Before I say anything i should probably admit that for this entire season i've been saying i don't like Big, i don't want Big to end up with Carrie. And so on... I can say (now that the series is over-and yes i realize this puts me in the category with people who were so sure Dean would be the nominee and are now touting how much Dean has done for the future of politics and that he never really could have one all along) that i still don't particularly like Big. I am not changing my mind about this. I am, however, changing my mind about Carrie ending up with Big. As Catherine has been saying all along Big is the man for Carrie, regardless of whether or not i like his character. I'm not Carrie.
Alex was never Carrie's life long love, and always her luv-ah. She could not therefore end up with him at the end of the series. Carrie could not end up single because that is no closure for a TV series were the main characters are always looking for love. And lets face it we're women we need closure. Big, as catherine has pointed out, was there from the beginning and is in his way a perfect compliment for Carrie, thus she comes full circle and we women get the closure we need. In my opinion this was the only way that this series could have ended.

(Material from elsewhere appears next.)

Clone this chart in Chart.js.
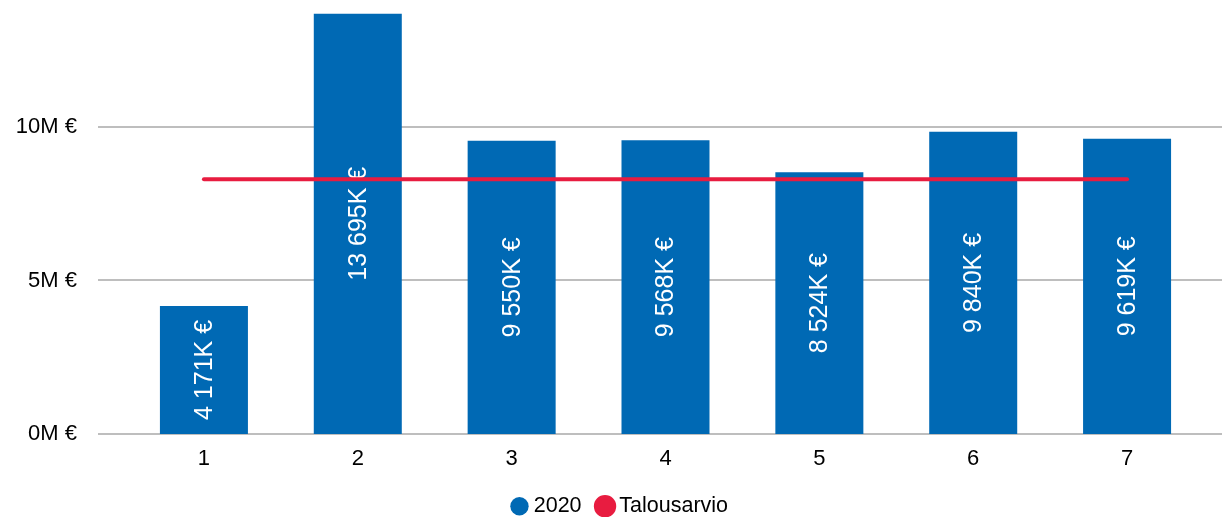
<!DOCTYPE html>
<html>
<head>
<meta charset="utf-8">
<script src="https://cdn.jsdelivr.net/npm/chart.js@4/dist/chart.umd.min.js"></script>
<style>
  html, body { margin: 0; padding: 0; background: #fff; }
  #wrap { width: 1222px; height: 517px; position: relative; }
</style>
</head>
<body>
<div id="wrap"><canvas id="c"></canvas></div>
<script>
const categories = ['1', '2', '3', '4', '5', '6', '7'];
const actual2020 = [4171000, 13695000, 9550000, 9568000, 8524000, 9840000, 9619000];
const budget = [8300000, 8300000, 8300000, 8300000, 8300000, 8300000, 8300000];
const yTickValues = [0, 5000000, 10000000];
const seriesNames = ['2020', 'Talousarvio'];

const FONT = "'Liberation Sans', Arial, sans-serif";
const BLUE = '#0069B4';
const RED = '#E81C40';

function fmtK(v) {
  const k = Math.round(v / 1000);
  return String(k).replace(/\B(?=(\d{3})+(?!\d))/g, ' ') + 'K €';
}

const gridPlugin = {
  id: 'fullGrid',
  beforeDatasetsDraw(chart) {
    const y = chart.scales.y;
    const ctx = chart.ctx;
    ctx.save();
    ctx.strokeStyle = '#BEBEBE';
    ctx.lineWidth = 2;
    y.ticks.forEach(t => {
      const py = Math.round(y.getPixelForValue(t.value));
      ctx.beginPath();
      ctx.moveTo(98, py);
      ctx.lineTo(chart.width, py);
      ctx.stroke();
    });
    ctx.restore();
  }
};

const barLabelPlugin = {
  id: 'barLabels',
  afterDatasetDraw(chart, args) {
    if (args.index !== 0) return;
    const ctx = chart.ctx;
    const meta = chart.getDatasetMeta(0);
    ctx.save();
    ctx.fillStyle = '#FFFFFF';
    ctx.font = '25px ' + FONT;
    ctx.textAlign = 'center';
    ctx.textBaseline = 'middle';
    meta.data.forEach((bar, i) => {
      const cx = bar.x;
      const cy = (bar.y + bar.base) / 2;
      ctx.save();
      ctx.translate(cx, cy);
      ctx.rotate(-Math.PI / 2);
      ctx.fillText(fmtK(actual2020[i]), 0, 1);
      ctx.restore();
    });
    ctx.restore();
  }
};

const legendShiftPlugin = {
  id: 'legendShift',
  afterLayout(chart) {
    if (chart.legend) {
      chart.legend.left += 20;
      chart.legend.right += 20;
    }
  }
};

new Chart(document.getElementById('c'), {
  data: {
    labels: categories,
    datasets: [
      {
        type: 'bar',
        label: seriesNames[0],
        data: actual2020,
        backgroundColor: BLUE,
        borderWidth: 0,
        barPercentage: 0.572,
        categoryPercentage: 1.0,
        order: 1
      },
      {
        type: 'line',
        label: seriesNames[1],
        data: budget,
        borderColor: RED,
        backgroundColor: RED,
        borderWidth: 4,
        borderCapStyle: 'round',
        pointRadius: 0,
        pointHoverRadius: 0,
        tension: 0,
        order: 0
      }
    ]
  },
  options: {
    responsive: true,
    maintainAspectRatio: false,
    animation: false,
    layout: { padding: { left: 0, right: 18, top: 13.5, bottom: -10 } },
    plugins: {
      tooltip: { enabled: false },
      legend: {
        position: 'bottom',
        labels: {
          usePointStyle: true,
          pointStyle: 'circle',
          boxWidth: 7,
          boxHeight: 13,
          padding: 20,
          color: '#000',
          font: { family: FONT, size: 21.5 },
          sort: (a, b) => a.datasetIndex - b.datasetIndex
        }
      }
    },
    scales: {
      x: {
        grid: { display: false, drawTicks: false },
        border: { display: false },
        ticks: { color: '#000', font: { family: FONT, size: 22 }, padding: 12 },
        afterFit(scale) { scale.height = 41.5; }
      },
      y: {
        min: 0,
        max: 13695000,
        grid: { display: false, drawTicks: false },
        border: { display: false },
        ticks: {
          color: '#000',
          font: { family: FONT, size: 22 },
          padding: 50,
          callback: (v) => (v / 1000000) + 'M €'
        },
        afterBuildTicks(scale) {
          scale.ticks = yTickValues.map(v => ({ value: v }));
        },
        afterFit(scale) {
          scale.width = 127;
          scale.paddingTop = 0;
          scale.paddingBottom = 0;
        }
      }
    }
  },
  plugins: [gridPlugin, barLabelPlugin, legendShiftPlugin]
});
</script>
</body>
</html>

You may now call me names and shoot down my ramblings with your intellectual witticisms.
Please excuse my typing ability, or lack there of.
high-five for making me not want to kill myself after rereading what i'd written this morning.
no, i liked it! i just don't like how feminism-lite gets used to critique a lot of pop culture. but you're right; no one wants to read academic papers about tv shows (well actually that's not true, i think there's a ton of academic crap about shows like buffy the vampire slayer and others, so i guess lame-ass english professors want to read this sort of stuff), so we're stuck with fluff pieces about what the show meant.